Reduced buying power in Iran may disrupt Sri Lankan tea demand, weighing on exports to a country which imported 9,804 metric tonnes worth $62 million in the first eleven months of 2025, according to a report by CAL.
Despite a small risk of prospective US trade action, the disruption is attributed to the sharp collapse of the Iranian rial, which has depreciated dramatically against the Sri Lankan rupee.
In January, the US suggested a potential 25% tariff on goods from Iran’s trade partners, but CAL argues this is less of a risk than Iran’s currency pressures. Tea imports are largely discretionary and price-sensitive, especially in mass-market segments, so currency weakness translates quickly into lower buying interest rather than delayed or deferred demand.
CAL has observed this dynamic at Colombo auctions, where weaker participation from Middle Eastern buyers is coinciding with lower prices. This makes Iran’s currency depreciation the chief near-term concern for exporters.
“The biggest risks are for tea producers and exporters that rely heavily on the Middle East, which accounts for around 50% of Sri Lanka’s tea exports, especially those selling low-grown tea”
Early Signs of Weakness at Tea Auctions
CAL notes that reduced buying interest from Iran and the broader Middle East was evident at the 12th–13th January auctions. Low-grown tea prices recorded a cumulative decline of around 6% over four weeks, reflecting both weaker demand and a cautious buyer stance. While many factors influence auction outcomes, the decline coincided with heightened currency stress in Iran, suggesting that softer demand from key buyers played a significant role.
Exporters are now faced with multiple challenges. Lower prices compress margins, while weaker demand risks reducing export volumes. Together, these effects could weigh on near-term tea export revenues, particularly for producers and exporters with heavy exposure to low-grown teas.
Oil Prices Add a Broader Regional Headwind
Across the Middle East, CAL highlights falling oil prices as a medium-term constraint on tea demand. According to the report, Sri Lankan tea exports have historically shown a positive correlation with oil prices. Consensus forecasts cited by CAL point to oil prices remaining “subdued” through 2026 at $55–57 per barrel, below the two-year average of $78, reflecting excess global supply of around 2.8 million barrels per day and slower structural demand amid weaker global growth.
Even if Iranian demand stabilises, CAL believes weak demand across the broader region could limit any meaningful recovery in prices, particularly for lower quality teas.
Iran’s Role in Sri Lanka’s Tea Export Mix
Although its market share has fallen since the US’ 2018 sanctions, Iran remains Sri Lanka’s seventh-largest tea export destination, accounting for more than 4% of total tea export earnings last year.
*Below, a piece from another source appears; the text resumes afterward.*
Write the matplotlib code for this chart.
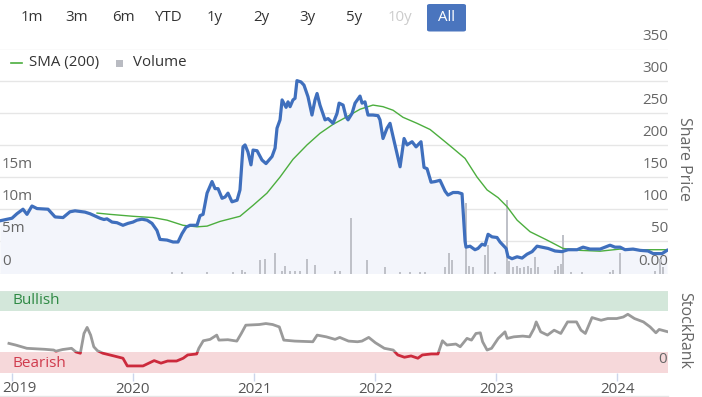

Iranian demand is concentrated in low-grown teas, which is more exposed to price swings and volume volatility. This amplifies demand shock from Iran; low-grown teas lack the same pricing resilience as higher-elevation varieties sold into premium markets.
Sanctions Are Not the Main Concern
Although the US has warned it may impose tariffs on countries that trade with Iran, CAL believes this is not the main risk for Sri Lanka’s tea exports. The situation remains uncertain, and past shifts in US trade policy suggest that such measures could be postponed, softened, or changed altogether.
In addition, much of Sri Lanka–Iran trade takes place through a tea-for-oil exchange, which is mainly used to settle past payments rather than support new trade. Around $100 million is still outstanding under this arrangement. Sanctions-related uncertainty could slow these settlements if tea exports decline, but CAL expects the overall risk to remain limited.
Implications for Producers and Exporters
The biggest risks are for tea producers and exporters that rely heavily on the Middle East, which accounts for around 50% of Sri Lanka’s tea exports, especially those selling low-grown tea. Companies like Maskeliya Tea Exports and Talawakelle Tea Estates are particularly sensitive to price changes in this segment and could see their profits affected if demand stays weak. For the tea sector overall, the main worry is less a sudden drop in exports, and more a slow decline in prices and profit margins.